Il prévient les autorités tanzaniennes qu’elles devront en répondre devant la communauté internationale : »En dernier lieu, en agissant comme elles le font, les autorités tanzaniennes sont en train d’engager la responsabilité de la Tanzanie devant la communauté internationale, devant notamment les instances internationales de protection des droits humains. Raison pour laquelle nous pensons que la Tanzanie n’a aucun intérêt à ce que sa responsabilité internationale soit engagée vis-à-vis des violations récurrentes qu’elle commet à l’endroit des réfugiés burundais qui se trouvent sur son sol ».
« Le gouvernement tanzanien a le devoir de prendre cette question en mains »
Frédéric Bamvuginyumvira, président de la coalition burundaise des forces de l’opposition pour le renforcement de l’accord d’Arusha, CFOR-Arusha, dit que les autorités tanzaniennes auraient dû s’occuper de cette affaire. Selon lui, un réfugié burundais a bien le droit de se rendre dans un autre pays.
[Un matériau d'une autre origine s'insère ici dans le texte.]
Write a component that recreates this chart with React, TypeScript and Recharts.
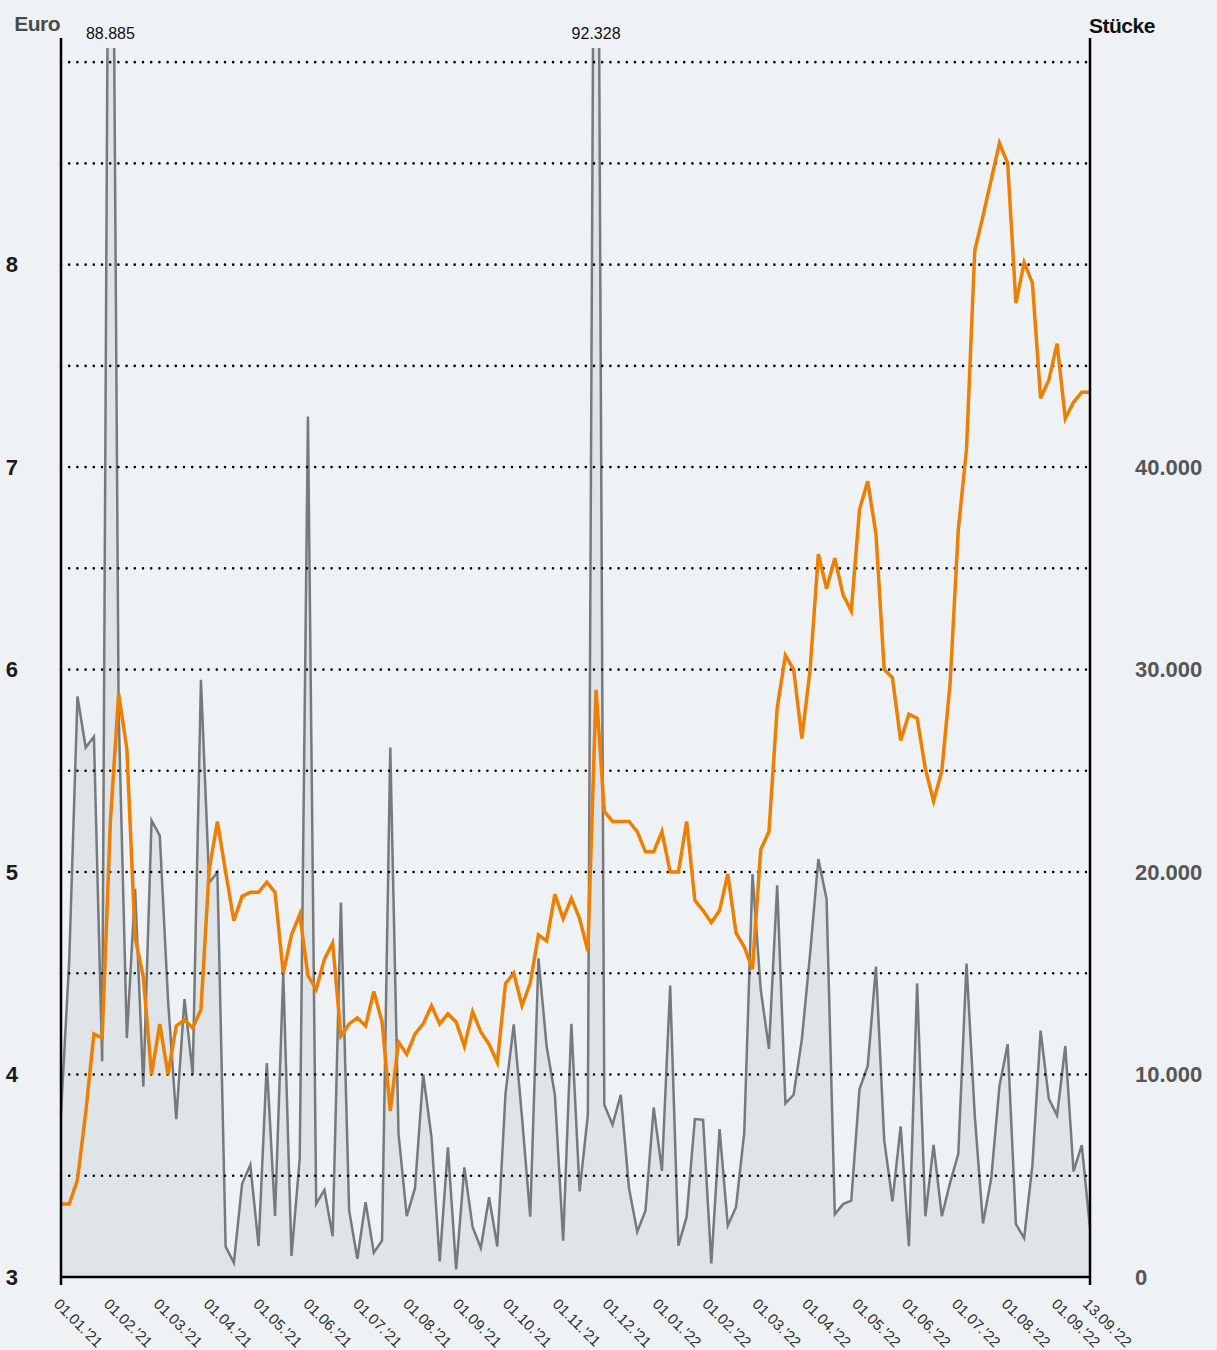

« Je pense que quand il y a un mort dans de telles circonstances, on ne peut pas demander à la famille de cotiser pour qu’il soit enterré. D’abord ce sont des réfugiés, et à priori, ils n’ont pas d’argent. De deux, le rôle de la police, c’est la sécurité publique et quand il y a un cadavre, l’enterrer c’est aussi répondre au souci de la sécurité publique. Comment est-il possible de procéder de la manière ? », s’interroge le leader de la CFOR-Arusha.
L’ancien Vice-président de la République met le Haut-Commissariat des Nations Unies pour les Réfugiés devant ses responsabilités et appelle les autorités tanzaniennes à plus d’humanité : »Je demande aux Burundais d’écrire officiellement au responsable du HCR et lui décrire les faits. C’est un réfugié tué par la police. Certes c’est un cas, mais un cas révélateur, qui prouve qu’il y a un problème de fond entre les réfugiés et la police tanzanienne et l’autorité tanzanienne. On demande aux autorités tanzaniennes de faire cesser ce comportement envers les réfugiés. On ne naît pas réfugié, on le devient, et on ne le désire pas. On le devient parce qu’il y a une mauvaise gestion politique dans le pays d’origine. L’on ne sait pas si la Tanzanie restera toujours stable, parce que les pays stables peuvent aussi être déstabilisés à un moment donné. C’est une expérience que nous vivons aujourd’hui au Burundi. Autrement dit, nous demandons aux dirigeants tanzaniens de rester des humains et de demander à la police de se montrer humaine, et répondre aux sollicitations des Burundais qui sont là-bas ».
Des appels qui semblent avoir été entendus, puisque le HCR a organisé ce vendredi le transport de la dépouille ainsi que l’enterrement au camp de Nduta.